Dans le cas de la pose dans la boîte aux lettres ou dans la case postale d’un courrier A+, comme d’un avis de retrait d’un pli recommandé, une erreur dans la notification par voie postale ne saurait être d’emblée exclue. Pareille erreur ne peut toutefois pas non plus être présumée et ne peut être retenue que si des circonstances particulières la rendent plausible. L’allégation d’un justiciable selon laquelle il est victime d’une erreur de notification par voie postale et par conséquent sa bonne foi ne peuvent être prises en considération que si la présentation qu’il fait des circonstances entourant la notification en cause est concevable et repose sur une certaine vraisemblance (ATF 142 III 599 consid. 2.4.1 ; arrêts du Tribunal fédéral 2C_382/2015 du 21 mai 2015 consid. 5.2 ; 2C_570/2011 du 24 janvier 2012 consid. 4.3 et les références citées).

2.7 Le formalisme excessif, prohibé par l’art. 29 al. 1 de la Constitution fédérale de la Confédération suisse du 18 avril 1999 (Cst. - RS 101), est réalisé lorsque la stricte application des règles de procédure ne se justifie par aucun intérêt digne de protection, devient une fin en soi, complique de manière insoutenable la réalisation du droit matériel ou entrave de manière inadmissible l'accès aux tribunaux (ATF 135 I 6 consid. 2.1 p. 9 ; 134 II 244 consid. 2.4.2). Le strict respect des délais légaux se justifie pour des raisons d'égalité de traitement et n'est pas constitutif de formalisme excessif (ATF 142 V 152 consid. 4.2 in fine).

2.8 En l’espèce, le recourant était au bénéfice de deux AUADP à compter du 21 décembre 2017 et échéant le 20 décembre 2023. Le PCTN lui a explicitement indiqué dans son courrier du 31 mai 2023 qu’il n’entrerait pas en matière sur les requêtes de renouvellement déposées en dehors du délai, fixé entre le 1er et le 31 août 2023 et qu’à défaut de procéder à temps, ses AUADP prendraient fin à leur date d’échéance, sans possibilité de renouvellement. Le recourant ne soutient à juste titre pas qu’il aurait adressé sa demande de renouvellement dans le délai indiqué dans le courrier de l’autorité intimée du 31 mai 2023. Le délai fixé par le PCTN dans ce pli est conforme à la LTVTC et à son règlement. Le recourant ne conteste d’ailleurs pas son erreur, admettant ne pas avoir renouvelé ses AUADP en temps utile, nonobstant les courriers du PCTN du 31 mai 2023 l’informant des délais à respecter. Il n’a pas contesté non plus avoir reçu les décisions querellées. Le recourant n’invoque enfin aucun cas de force majeure au sens de la jurisprudence imposant une restitution de délai.
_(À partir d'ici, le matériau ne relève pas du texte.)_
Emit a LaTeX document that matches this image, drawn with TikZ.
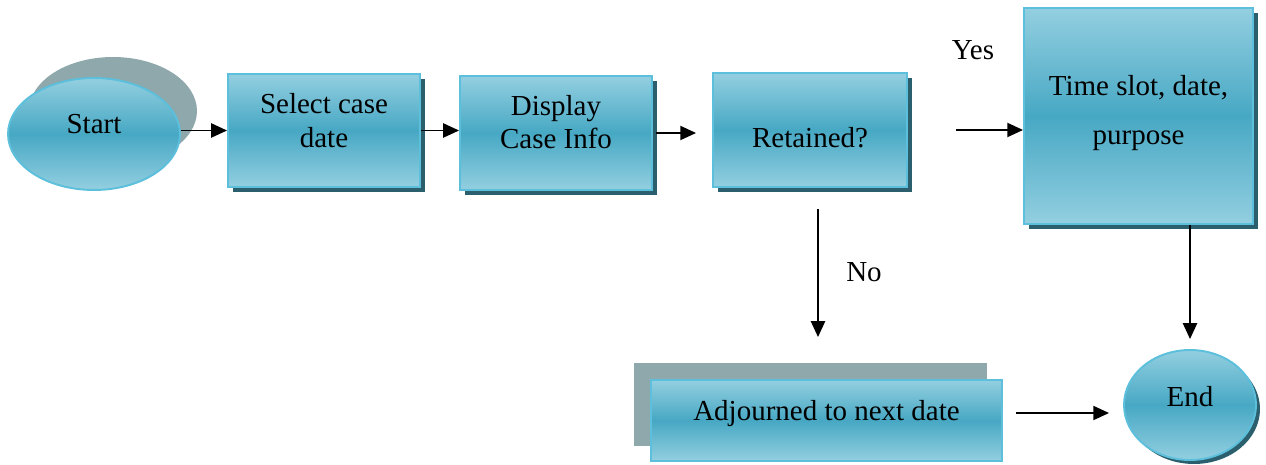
\documentclass[tikz,border=0pt]{standalone}
\usepackage{fontspec}
\setmainfont{Liberation Serif}
\usetikzlibrary{shapes.geometric,shadows,arrows.meta}
\definecolor{lite}{HTML}{93CFE0}
\definecolor{mid}{HTML}{47A8C4}
\definecolor{edgec}{HTML}{5CBFDB}
\definecolor{dsh}{HTML}{2B5F6E}
\definecolor{gsh}{HTML}{8EA8AC}
\begin{document}
\begin{tikzpicture}[x=0.02cm,y=-0.02cm,
  glossy/.style={draw=edgec, line width=1.1pt, top color=lite, bottom color=lite, middle color=mid, inner sep=0pt},
  boxnode/.style={glossy, rectangle, drop shadow={shadow xshift=0.1cm, shadow yshift=-0.1cm, fill=dsh, opacity=1}},
  ovalnode/.style={glossy, ellipse},
  grayshape/.style={fill=gsh, draw=none, inner sep=0pt},
  txt/.style={font=\fontsize{16.5}{19}\selectfont, align=center, inner sep=0pt},
  arr/.style={-{Triangle[length=9pt,width=8pt]}, line width=1.1pt, black}]
\useasboundingbox (0,0) rectangle (1266,465);

% Start
\node[grayshape, ellipse, minimum width=3.36cm, minimum height=2.16cm] (stsh) at (113,111) {};
\node[ovalnode, minimum width=3.44cm, minimum height=2.24cm] (st) at (94,134) {};
\node[txt] (sttxt) at ([yshift=0.2cm]st.center) {Start};

% Select case date
\node[boxnode, minimum width=3.84cm, minimum height=2.26cm] (sel) at (324,130.5) {};
\node[txt] (seltxt) at ([yshift=0.2cm]sel.center) {Select case\\date};

% Display case info
\node[boxnode, minimum width=3.84cm, minimum height=2.28cm] (disp) at (556,133) {};
\node[txt] (disptxt) at ([yshift=0.22cm]disp.center) {Display\\Case Info};

% Retained?
\node[boxnode, minimum width=3.88cm, minimum height=2.28cm] (ret) at (810,130) {};
\node[txt] (rettxt) at ([yshift=-0.16cm]ret.center) {Retained?};

% Time slot
\node[boxnode, minimum width=4.58cm, minimum height=4.32cm] (ts) at (1138.5,116) {};
\node[txt] (tstxt) at ([yshift=0.06cm]ts.center) {Time slot, date,\\[9pt]purpose};

% Adjourned
\node[grayshape, rectangle, minimum width=7.06cm, minimum height=1.66cm] (adjsh) at (810.5,404.5) {};
\node[glossy, rectangle, minimum width=7.02cm, minimum height=1.62cm] (adj) at (826.5,420.5) {};
\node[txt] (adjtxt) at ([yshift=0.13cm]adj.center) {Adjourned to next date};

% End
\node[ovalnode, minimum width=2.64cm, minimum height=2.2cm, drop shadow={shadow xshift=0.08cm, shadow yshift=-0.08cm, fill=dsh, opacity=1}] (en) at (1190,405) {};
\node[txt] (entxt) at ([yshift=0.16cm]en.center) {End};

% Labels
\node[txt] (yes) at (973,50) {Yes};
\node[txt] (no) at (864,272) {No};

% Connectors
\draw[arr] (sel.west -| st.east) -- (sel.west);
\draw[arr] (sel.east) -- (sel.east -| disp.west);
\draw[arr, shorten <=0.06cm, shorten >=0.32cm] (disp.east) -- (disp.east -| ret.west);
\draw[arr, shorten <=0.96cm] (ret.east) -- (ret.east -| ts.west);
\draw[arr, shorten <=0.42cm, shorten >=0.84cm] ([xshift=0.16cm]ret.south) -- ([xshift=0.16cm]ret.south |- adj.north);
\draw[arr, shorten >=0.2cm] (en.north |- ts.south) -- (en.north);
\draw[arr, shorten <=0.26cm, shorten >=0.28cm] ([yshift=0.15cm]adj.east) -- ([yshift=0.15cm]adj.east -| en.west);
\end{tikzpicture}
\end{document}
Face à ces éléments, c’est à juste titre que l’autorité intimée a constaté la caducité des AUADP liées aux plaques GE 1______ et GE 2______ délivrées le 21 décembre 2017, en application de l’art. 13 LTVTC.

Bien que les conséquences qu’entrainent ces décisions puissent être sévères pour les chauffeurs-employés et le recourant, elles visent toutefois à assurer une égalité de traitement entre tous les candidats au renouvellement de leur AUADP. Autrement dit, si le recourant, actif comme chauffeur de taxi depuis plus de 30 ans, avait respecté le délai fixé par la loi, il aurait vu ses autorisations renouvelées. Enfin, il existe encore la possibilité pour le recourant de requérir une nouvelle AUADP en formant une demande d’inscription sur la liste d’attente tenue par l’autorité intimée, conformément à ce qui figure dans les courriers de l’autorité intimée.
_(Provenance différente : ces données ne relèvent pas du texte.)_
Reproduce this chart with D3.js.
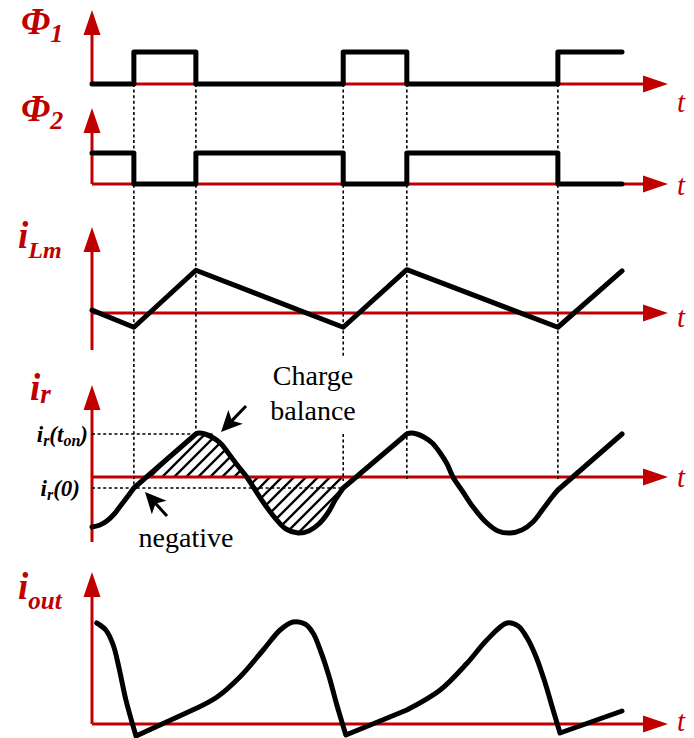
<!DOCTYPE html>
<html><head><meta charset="utf-8">
<script src="https://cdn.jsdelivr.net/npm/d3@7"></script>
<style>body{margin:0;background:#fff}svg{display:block}</style>
</head><body>
<script>
// ---------- data (time in arbitrary units 0..100, signals in arbitrary units) ----------
const switchTimes = [7.9, 19.6, 47.4, 59.4, 87.9];
const phi1 = [[0,0],[7.9,1],[19.6,0],[47.4,1],[59.4,0],[87.9,1],[100,1]];
const phi2 = [[0,1],[7.9,0],[19.6,1],[47.4,0],[59.4,1],[87.9,0],[100,0]];
const iLm  = [[0,0.05],[7.9,-0.25],[19.6,0.75],[47.4,-0.25],[59.4,0.76],[87.9,-0.25],[100,0.74]];
const irTon = 0.86, ir0 = -0.22;
const irSeg = [
  {smooth:true,  pts:[[0,-1.0],[1.5,-0.96],[2.8,-0.88],[4.2,-0.74],[5.5,-0.56],[6.8,-0.38],[7.9,-0.22]]},
  {smooth:false, pts:[[7.9,-0.22],[19.6,0.86]]},
  {smooth:true,  pts:[[19.6,0.86],[20.2,0.88],[21.3,0.86],[22.6,0.80],[24.2,0.68],[25.7,0.48],[27.4,0.24],[29.2,0.0],[30.9,-0.28],[32.8,-0.58],[34.7,-0.84],[36.6,-1.04],[38.9,-1.12],[40.9,-1.08],[42.8,-0.94],[44.5,-0.72],[46.0,-0.44],[47.4,-0.22]]},
  {smooth:false, pts:[[47.4,-0.22],[59.4,0.86]]},
  {smooth:true,  pts:[[59.4,0.86],[60.2,0.88],[61.3,0.86],[62.6,0.80],[64.2,0.68],[65.7,0.48],[67.0,0.26],[68.1,0.0],[70.0,-0.30],[71.9,-0.60],[74.3,-0.90],[76.6,-1.08],[78.9,-1.12],[81.1,-1.06],[83.2,-0.90],[85.1,-0.64],[86.8,-0.40],[87.9,-0.26]]},
  {smooth:false, pts:[[87.9,-0.26],[100,0.86]]}
];
const ioutSeg = [
  {smooth:true,  pts:[[0.9,2.02],[2.6,1.88],[4.0,1.58],[5.1,1.12],[6.4,0.48],[8.3,-0.24]]},
  {smooth:false, pts:[[8.3,-0.24],[19.8,0.32]]},
  {smooth:true,  pts:[[19.8,0.32],[23.6,0.54],[27.9,0.94],[32.3,1.48],[35.5,1.88],[37.9,2.04],[40.2,2.0],[41.7,1.82],[43.2,1.44],[44.7,0.96],[46.2,0.38],[47.9,-0.22]]},
  {smooth:false, pts:[[47.9,-0.22],[59.4,0.28]]},
  {smooth:true,  pts:[[59.4,0.28],[65.7,0.68],[70.8,1.22],[74.5,1.68],[78.3,2.02],[80.4,1.96],[82.1,1.72],[83.8,1.34],[85.5,0.82],[87.0,0.28],[88.3,-0.18]]},
  {smooth:false, pts:[[88.3,-0.18],[100,0.26]]}
];
const hatchRange = [10.4, 49.8];
const tonLabelEnd = 22.8;

// ---------- layout ----------
const W = 694, H = 738, RED = "#c00000";
const svg = d3.select("body").append("svg").attr("width", W).attr("height", H);
const x = d3.scaleLinear().domain([0,100]).range([92,622]);
const axisX0 = 92, axisX1 = 668;
const panels = {
  phi1: {y: d3.scaleLinear().domain([0,1]).range([84,52]),   top:10,  bottom:84,  tBase:112},
  phi2: {y: d3.scaleLinear().domain([0,1]).range([184,153]), top:108, bottom:184, tBase:195},
  lm:   {y: d3.scaleLinear().domain([0,1]).range([313,256]), top:227, bottom:350, tBase:327},
  ir:   {y: d3.scaleLinear().domain([0,1]).range([477,427]), top:385, bottom:542, tBase:487},
  out:  {y: d3.scaleLinear().domain([0,1]).range([724,674]), top:572, bottom:724, tBase:731}
};
const SERIF = "'Liberation Serif','Times New Roman',serif";

function segPath(segs, y) {
  let d = "";
  segs.forEach((s, i) => {
    const g = d3.line().x(p => x(p[0])).y(p => y(p[1]))
      .curve(s.smooth ? d3.curveCatmullRom.alpha(0.5) : d3.curveLinear);
    let p = g(s.pts);
    if (i > 0) p = "L" + p.slice(1);
    d += p;
  });
  return d;
}

// ---------- hatching (ir panel) ----------
const yIr = panels.ir.y;
const defs = svg.append("defs");
const areaD = segPath(irSeg, yIr) + `L${x(100)},${yIr(0)}L${x(0)},${yIr(0)}Z`;
defs.append("clipPath").attr("id","irArea").append("path").attr("d", areaD);
defs.append("clipPath").attr("id","irRect").append("rect")
  .attr("x", x(hatchRange[0])).attr("y", 400)
  .attr("width", x(hatchRange[1]) - x(hatchRange[0])).attr("height", 160);
const hg = svg.append("g").attr("clip-path","url(#irRect)").append("g").attr("clip-path","url(#irArea)");
const hy0 = 545, hy1 = 420, sp = 12;
d3.range(x(hatchRange[0]) - (hy0-hy1), x(hatchRange[1]) + 5, sp).forEach(xs => {
  hg.append("line").attr("x1", xs).attr("y1", hy0).attr("x2", xs + (hy0-hy1)).attr("y2", hy1)
    .attr("stroke","#000").attr("stroke-width",2.4);
});

// ---------- axes ----------
const ax = svg.append("g");
Object.values(panels).forEach(p => {
  const b = p.y(0);
  ax.append("line").attr("x1",axisX0).attr("y1",p.bottom).attr("x2",axisX0).attr("y2",p.top+20)
    .attr("stroke",RED).attr("stroke-width",3);
  ax.append("path").attr("d",`M${axisX0},${p.top}L${axisX0-8.5},${p.top+25}L${axisX0+8.5},${p.top+25}Z`).attr("fill",RED);
  ax.append("line").attr("x1",axisX0).attr("y1",b).attr("x2",axisX1-20).attr("y2",b)
    .attr("stroke",RED).attr("stroke-width",3);
  ax.append("path").attr("d",`M${axisX1},${b}L${axisX1-25},${b-8.5}L${axisX1-25},${b+8.5}Z`).attr("fill",RED);
  ax.append("text").attr("x",677).attr("y",p.tBase).text("t")
    .attr("font-family",SERIF).attr("font-style","italic").attr("font-size",29).attr("fill",RED);
});

// ---------- dashed guides ----------
const dg = svg.append("g").attr("stroke","#000").attr("stroke-width",1.6).attr("stroke-dasharray","3,2.6");
const yTop = panels.phi1.y(0);
const guides = [
  [switchTimes[0], yTop, yIr(ir0)],
  [switchTimes[1], yTop, yIr(irTon)],
  [switchTimes[2], yTop, 358],
  [switchTimes[2], yIr(irTon), yIr(0)+4],
  [switchTimes[3], yTop, yIr(0)+4],
  [switchTimes[4], yTop, yIr(0)+4]
];
guides.forEach(g => dg.append("line").attr("x1",x(g[0])).attr("x2",x(g[0])).attr("y1",g[1]).attr("y2",g[2]));
dg.append("line").attr("x1",axisX0).attr("x2",x(tonLabelEnd)).attr("y1",yIr(irTon)).attr("y2",yIr(irTon));
dg.append("line").attr("x1",axisX0).attr("x2",x(switchTimes[2])).attr("y1",yIr(ir0)).attr("y2",yIr(ir0));

// ---------- waveforms ----------
const wave = svg.append("g").attr("fill","none").attr("stroke","#000").attr("stroke-width",5)
  .attr("stroke-linejoin","round").attr("stroke-linecap","round");
const stepLine = y => d3.line().x(p=>x(p[0])).y(p=>y(p[1])).curve(d3.curveStepAfter);
wave.append("path").attr("d", stepLine(panels.phi1.y)(phi1));
wave.append("path").attr("d", stepLine(panels.phi2.y)(phi2));
wave.append("path").attr("d", d3.line().x(p=>x(p[0])).y(p=>panels.lm.y(p[1]))(iLm));
wave.append("path").attr("d", segPath(irSeg, yIr));
wave.append("path").attr("d", segPath(ioutSeg, panels.out.y));

// ---------- labels ----------
function label(xp, yp, main, sub, dy, fs, sfs, color) {
  const t = svg.append("text").attr("x",xp).attr("y",yp).attr("font-family",SERIF)
    .attr("font-weight","bold").attr("font-style","italic").attr("font-size",fs).attr("fill",color);
  t.append("tspan").text(main);
  t.append("tspan").attr("dy",dy).attr("font-size",sfs).text(sub);
}
label(21, 34, "Φ", "1", 8, 37, 26, RED);
label(21, 121, "Φ", "2", 8, 37, 26, RED);
label(18, 248, "i", "Lm", 10, 37, 24, RED);
label(30, 400, "i", "r", 3, 37, 27, RED);
label(18, 599, "i", "out", 10, 37, 25, RED);

// ir(t_on) and ir(0)
function irLabel(xr, yb, parts) {
  const t = svg.append("text").attr("x",xr).attr("y",yb).attr("text-anchor","end").attr("font-family",SERIF)
    .attr("font-weight","bold").attr("font-style","italic").attr("font-size",23).attr("fill","#000");
  let cur = 0;
  parts.forEach(([s, sub]) => {
    const off = sub ? 4 : 0;
    t.append("tspan").attr("dy", off - cur).attr("font-size", sub ? 16 : 23).text(s);
    cur = off;
  });
}
irLabel(88, 442, [["i",0],["r",1],["(t",0],["on",1],[")",0]]);
irLabel(80, 496, [["i",0],["r",1],["(0)",0]]);

// annotations
const ann = svg.append("g").attr("font-family",SERIF).attr("font-size",28).attr("fill","#000").attr("text-anchor","middle");
ann.append("text").attr("x",313).attr("y",385).text("Charge");
ann.append("text").attr("x",313).attr("y",420).text("balance");
ann.append("text").attr("x",186).attr("y",547).text("negative");

function arrow(x1,y1,x2,y2){
  const a = Math.atan2(y2-y1, x2-x1), L = 21, w = 10;
  const bx = x2 - L*Math.cos(a), by = y2 - L*Math.sin(a);
  const nx = -Math.sin(a), ny = Math.cos(a);
  svg.append("line").attr("x1",x1).attr("y1",y1).attr("x2",bx+ (x2-bx)*0.3).attr("y2",by+(y2-by)*0.3)
    .attr("stroke","#000").attr("stroke-width",3);
  svg.append("path").attr("d",`M${x2},${y2}L${bx+nx*w},${by+ny*w}L${bx+ (x2-bx)*0.25},${by+(y2-by)*0.25}L${bx-nx*w},${by-ny*w}Z`).attr("fill","#000");
}
arrow(246, 406, 221, 432);
arrow(167, 516, 145, 492);
</script>
</body></html>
Entièrement mal fondé, le recours sera rejeté.

3.             Vu l’issue du litige, un émolument de CHF 500.- sera mis à la charge du recourant (art. 87 al. 1 LPA) et aucune indemnité de procédure ne sera allouée (art. 87 al. 2 LPA).

 

* * * * *

PAR CES MOTIFS
LA CHAMBRE ADMINISTRATIVE

à la forme :

déclare recevable le recours interjeté le 28 novembre 2023 par A______ contre les décisions du service de police du commerce et de lutte contre le travail au noir du 22 novembre 2023 ;

au fond :

le rejette ;

met un émolument de CHF 500.- à la charge de A______ ;

dit qu’il n’est pas alloué d’indemnité de procédure ;

dit que conformément aux art. 82 ss LTF, le présent arrêt peut être porté dans les trente jours qui suivent sa notification par-devant le Tribunal fédéral, par la voie du recours en matière de droit public ; le mémoire doit indiquer les conclusions, motifs et moyens de preuve et porter la signature du recourant ou de son mandataire ; il doit être adressé au Tribunal fédéral, 1000 Lausanne 14, par voie postale ou par voie électronique aux conditions de l’art. 42 LTF. Le présent arrêt et les pièces en possession du recourant invoquées comme moyens de preuve, doivent être joints à l’envoi ;

communique le présent arrêt à A______ ainsi qu'au service de police du commerce et de lutte contre le travail au noir.

Siégeant : Francine PAYOT ZEN-RUFFINEN, présidente, Valérie MONTANI, Michèle PERNET, juges.

Au nom de la chambre administrative :

le greffier-juriste :

 

 

F. SCHEFFRE

 

 

la présidente siégeant :

 

 

F. PAYOT ZEN-RUFFINEN

 

Copie conforme de cet arrêt a été communiquée aux parties.